Now let’s try InferSchema.
from pyspark.sql import SparkSession
from pyspark.sql.types import StructType, StructField, DateType, StringType, IntegerType
from lib.logger import Log4j
if __name__ == "__main__":
spark = SparkSession \
.builder \
.master("local[3]") \
.appName("SparkSchemaDemo") \
.getOrCreate()
logger = Log4j(spark)
inputfiledf = spark.read \
.format("csv") \
.option("header", "true") \
.option("inferSchema", "true") \
.load("data/cloud*.csv")
inputfiledf.show(5)
logger.info("CSV Schema:" + inputfiledf.schema.simpleString())
post execution , we get integer datatype in schema for integer fields.But Date field is still String.
Thats why we dont rely on inferschema.
So we have two options for Schema in Dataframe.
1.Implicit and 2. Explicit
In implicit way, we can use parquet file format to load data. It will store data in correct data type format as per schema.
Lets check:
from pyspark.sql import SparkSession
from pyspark.sql.types import StructType, StructField, DateType, StringType, IntegerType
from lib.logger import Log4j
if __name__ == "__main__":
spark = SparkSession \
.builder \
.master("local[3]") \
.appName("SparkSchemaDemo") \
.getOrCreate()
logger = Log4j(spark)
inputfiledf = spark.read \
.format("parquet") \
.load("data/inputfile*.parquet")
inputfiledf.show(5)
logger.info("Parquet Schema:" + inputfiledf.schema.simpleString())

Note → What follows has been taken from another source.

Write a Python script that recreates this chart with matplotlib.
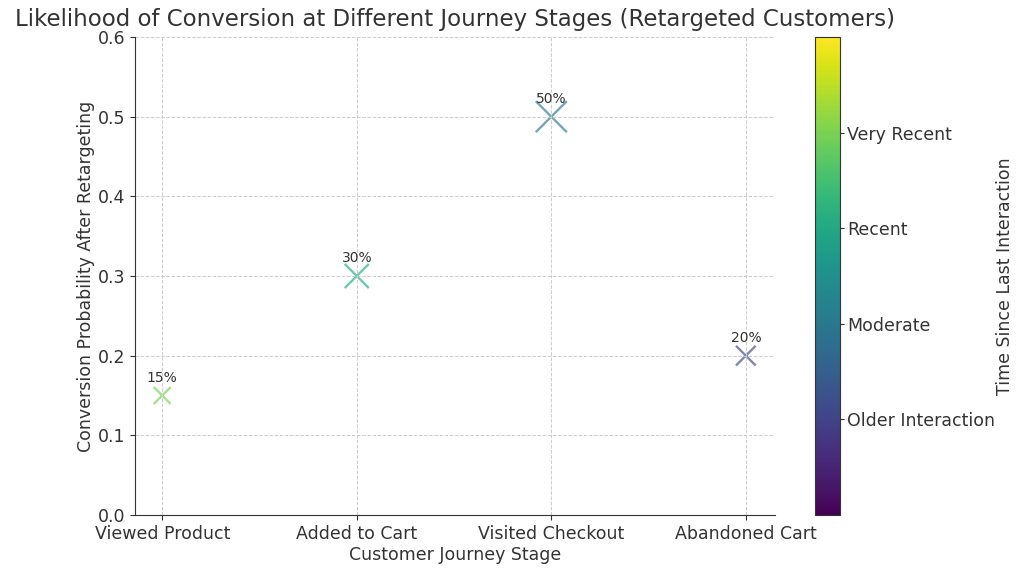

after running this, we can see the date field format as the date and integer type as well.
So whatever input file formats we have, we should try to get into a parquet file format.
How will you find out partitions count?
If you want to check partitions count then execute below code:
logger.info("Num Partitions before: " + str(flightTimeParquetDF.rdd.getNumPartitions()))

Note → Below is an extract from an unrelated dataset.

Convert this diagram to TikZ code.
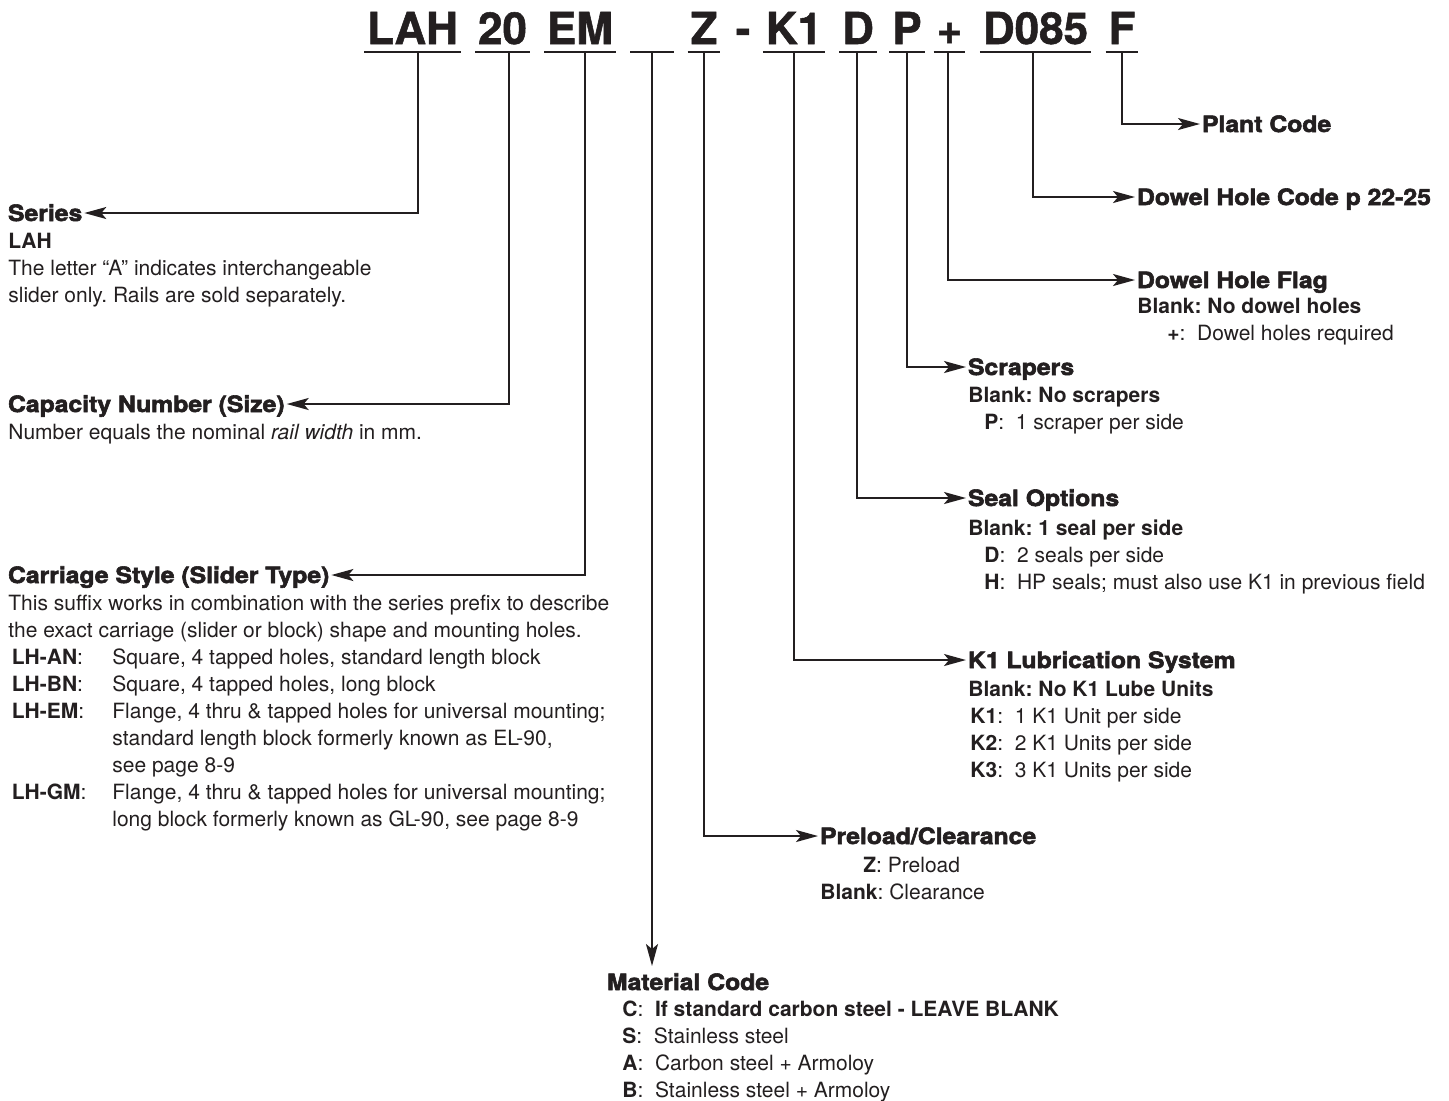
\documentclass[tikz,border=0pt]{standalone}
\usepackage{fontspec}
\setmainfont{TeX Gyre Heros}
\newfontfamily\headfont{texgyreheros-bold.otf}[FakeStretch=1.1,FakeBold=2.5]
\newfontfamily\codefont{texgyreheros-bold.otf}[FakeBold=1.2]
\usetikzlibrary{arrows.meta}
\definecolor{ink}{HTML}{231F20}
\frenchspacing
\newcommand{\lbl}[1]{\makebox[52pt][l]{\,\textbf{#1}:}}
\tikzset{
  code/.style={font=\codefont\fontsize{22}{26}\selectfont, anchor=base,
    inner xsep=1.5pt, inner ysep=0pt, text depth=4pt, outer sep=0pt},
  uline/.style={line width=1.3pt},
  head/.style={font=\headfont\fontsize{11.25}{13.5}\selectfont, anchor=west,
    inner sep=0pt, outer sep=1pt, text height=8pt, text depth=0pt},
  body/.style={font=\fontsize{10.5}{13.5}\selectfont, align=left,
    inner sep=0pt, anchor=north west},
  link/.style={line width=1pt, -{Stealth[length=11pt,width=6pt,inset=2.5pt]}},
}
\begin{document}
\begin{tikzpicture}[x=0.5pt,y=-0.5pt,color=ink]
  \useasboundingbox (0,0) rectangle (1449,1100);
  % part number
  \node[code] (lah) at (412.5,44) {LAH};
  \node[code] (twenty) at (502.5,44) {20};
  \node[code] (em) at (580,44) {EM};
  \node[code, minimum width=22pt] (blank) at (652,44) {};
  \node[code] (zee) at (704,44) {Z};
  \node[code] (dash) at (743,44) {-};
  \node[code] (kone) at (794,44) {K1};
  \node[code] (dee) at (858,44) {D};
  \node[code] (pee) at (907,44) {P};
  \node[code] (plus) at (949.5,44) {+};
  \node[code] (dowel) at (1035.5,44) {D085};
  \node[code] (eff) at (1122,44) {F};
  \foreach \n in {lah,twenty,em,blank,zee,kone,dee,pee,plus,dowel,eff}
    \draw[uline] (\n.south west) -- (\n.south east);

  % headings
  \node[head] (series) at (6,213) {Series};
  \node[head] (capacity) at (6,404) {Capacity Number (Size)};
  \node[head] (carriage) at (6,575) {Carriage Style (Slider Type)};
  \node[head] (plant) at (1200,124) {Plant Code};
  \node[head] (holecode) at (1135,197) {Dowel Hole Code p 22-25};
  \node[head] (flag) at (1135,280) {Dowel Hole Flag};
  \node[head] (scrapers) at (966,367) {Scrapers};
  \node[head] (seal) at (966,498) {Seal Options};
  \node[head] (lube) at (966,660) {K1 Lubrication System};
  \node[head] (preload) at (818,836) {Preload/Clearance};
  \node[head] (material) at (605,982) {Material Code};

  % descriptions
  \node[body] (seriestxt) at (8,233) {\textbf{LAH}\\
    The letter ``A'' indicates interchangeable\\
    slider only. Rails are sold separately.};
  \node[body] (capacitytxt) at (8,424) {Number equals the nominal \textit{rail width} in mm.};
  \node[body] (carriagetxt) at (8,595) {This suffix works in combination with the series prefix to describe\\
    the exact carriage (slider or block) shape and mounting holes.\\
    \lbl{LH-AN}Square, 4 tapped holes, standard length block\\
    \lbl{LH-BN}Square, 4 tapped holes, long block\\
    \lbl{LH-EM}Flange, 4 thru \& tapped holes for universal mounting;\\
    \hspace*{52pt}standard length block formerly known as EL-90,\\
    \hspace*{52pt}see page 8-9\\
    \lbl{LH-GM}Flange, 4 thru \& tapped holes for universal mounting;\\
    \hspace*{52pt}long block formerly known as GL-90, see page 8-9};
  \node[body] (flagtxt) at (1137,298) {\textbf{Blank: No dowel holes}\\
    \hspace*{15pt}\textbf{+}:~~Dowel holes required};
  \node[body] (scraperstxt) at (968,387) {\textbf{Blank: No scrapers}\\
    \hspace*{8pt}\textbf{P}:~~1 scraper per side};
  \node[body] (sealtxt) at (968,519) {\textbf{Blank: 1 seal per side}\\
    \hspace*{8pt}\textbf{D}:~~2 seals per side\\
    \hspace*{8pt}\textbf{H}:~~HP seals; must also use K1 in previous field};
  \node[body] (lubetxt) at (968,680) {\textbf{Blank: No K1 Lube Units}\\
    \hspace*{1pt}\textbf{K1}:~~1 K1 Unit per side\\
    \hspace*{1pt}\textbf{K2}:~~2 K1 Units per side\\
    \hspace*{1pt}\textbf{K3}:~~3 K1 Units per side};
  \node[body] (preloadtxt) at (820,857) {\hspace*{21.5pt}\textbf{Z}: Preload\\
    \textbf{Blank}: Clearance};
  \node[body] (materialtxt) at (607,1001) {\hspace*{7.5pt}\textbf{C}:~~\textbf{If standard carbon steel - LEAVE BLANK}\\
    \hspace*{7.5pt}\textbf{S}:~~Stainless steel\\
    \hspace*{7.5pt}\textbf{A}:~~Carbon steel + Armoloy\\
    \hspace*{7.5pt}\textbf{B}:~~Stainless steel + Armoloy};

  % connectors
  \draw[link] ([xshift=2.75pt]lah.south) |- (series.east);
  \draw[link] ([xshift=3.25pt]twenty.south) |- (capacity.east);
  \draw[link] ([xshift=2.5pt]em.south) |- (carriage.east);
  \draw[link, shorten >=3pt] (blank.south) -- (blank.south |- material.north);
  \draw[link] (zee.south) |- (preload.west);
  \draw[link] (kone.south) |- (lube.west);
  \draw[link] ([xshift=-0.5pt]dee.south) |- (seal.west);
  \draw[link] (pee.south) |- (scrapers.west);
  \draw[link] ([xshift=-0.75pt]plus.south) |- (flag.west);
  \draw[link] ([xshift=-1.25pt]dowel.south) |- (holecode.west);
  \draw[link] (eff.south) |- (plant.west);
\end{tikzpicture}
\end{document}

it will give you partitions count. post-execution, we got partitions to count as 2.
How can we control output file size?
we can control file size using maxRecordsPerFile.
FINALDF.write \
.format("json") \
.mode("overwrite") \
.option("path", "data/json/") \
.partitionBy("column1", "column2") \
.option("maxRecordsPerFile", 10000) \--- only 10000 records would be in 1 file.
.save()